Question

The electric field portion of an electromagnetic wave is given by (all variables in SI units) $E = 10^{-4} \sin (6 \times 10^5 t - 0.01 x)$. The frequency $(f)$ and the speed $(v)$ of electromagnetic wave are}

• A. $f=\frac{30}{\pi}$ kHz and $v=1.5 \times 10^7$ m/s
• B. $f=\frac{90}{\pi}$ kHz and $v=6.0 \times 10^7$ m/s
• C. $f=\frac{300}{\pi}$ kHz and $v=6.0 \times 10^7$ m/s
• D. $f=\frac{600}{\pi}$ kHz and $v=7.5 \times 10^7$ m/s
• E. $f=\frac{900}{\pi}$ kHz and $v=8.0 \times 10^7$ m/s

Hint:

Always compare given equation with $E=E_0\sin(\omega t - kx)$ to extract $\omega$ and $k$.

Answer 1

The Correct Option is C

Concept:
Standard wave equation: \[ E = E_0 \sin(\omega t - kx) \] \[ f = \frac{\omega}{2\pi}, \quad v = \frac{\omega}{k} \]

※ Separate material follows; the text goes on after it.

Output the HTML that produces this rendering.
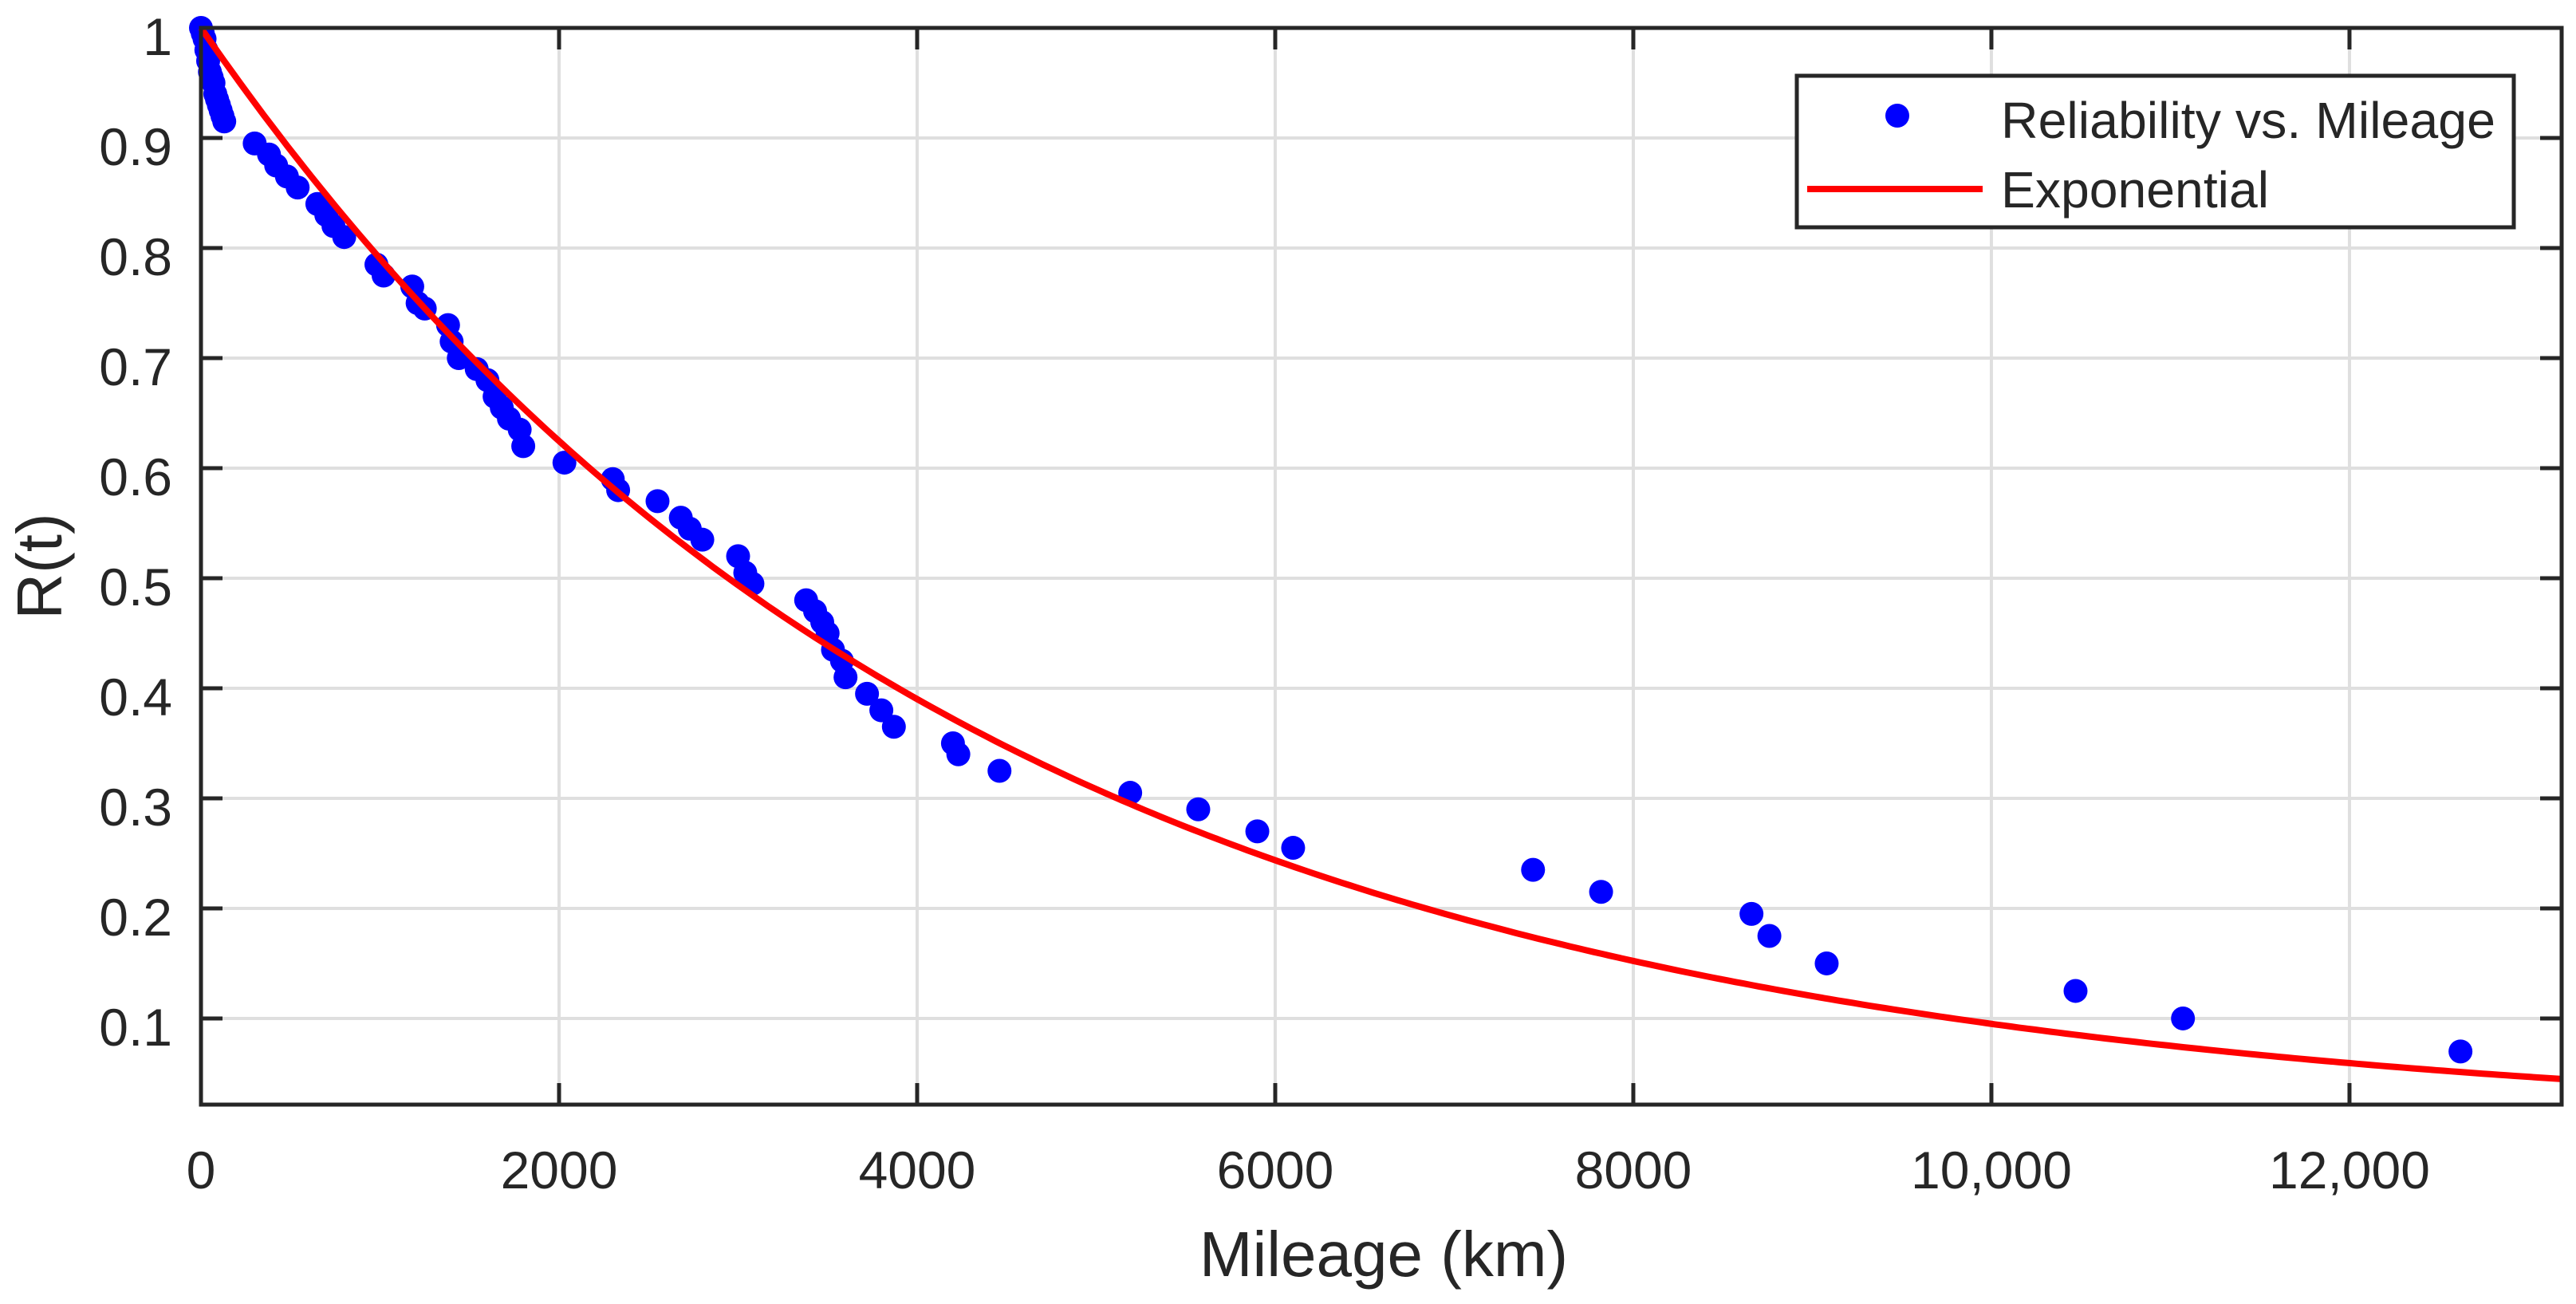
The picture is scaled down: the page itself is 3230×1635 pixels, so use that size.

Step 1: Identify parameters.
\[ \omega = 6 \times 10^5,\quad k = 0.01 \]

Step 2: Frequency calculation.
\[ f = \frac{6 \times 10^5}{2\pi} = \frac{3 \times 10^5}{\pi} = \frac{300}{\pi} \text{ kHz} \]

Step 3: Wave speed.
\[ v = \frac{\omega}{k} = \frac{6 \times 10^5}{0.01} = 6 \times 10^7 \text{ m/s} \]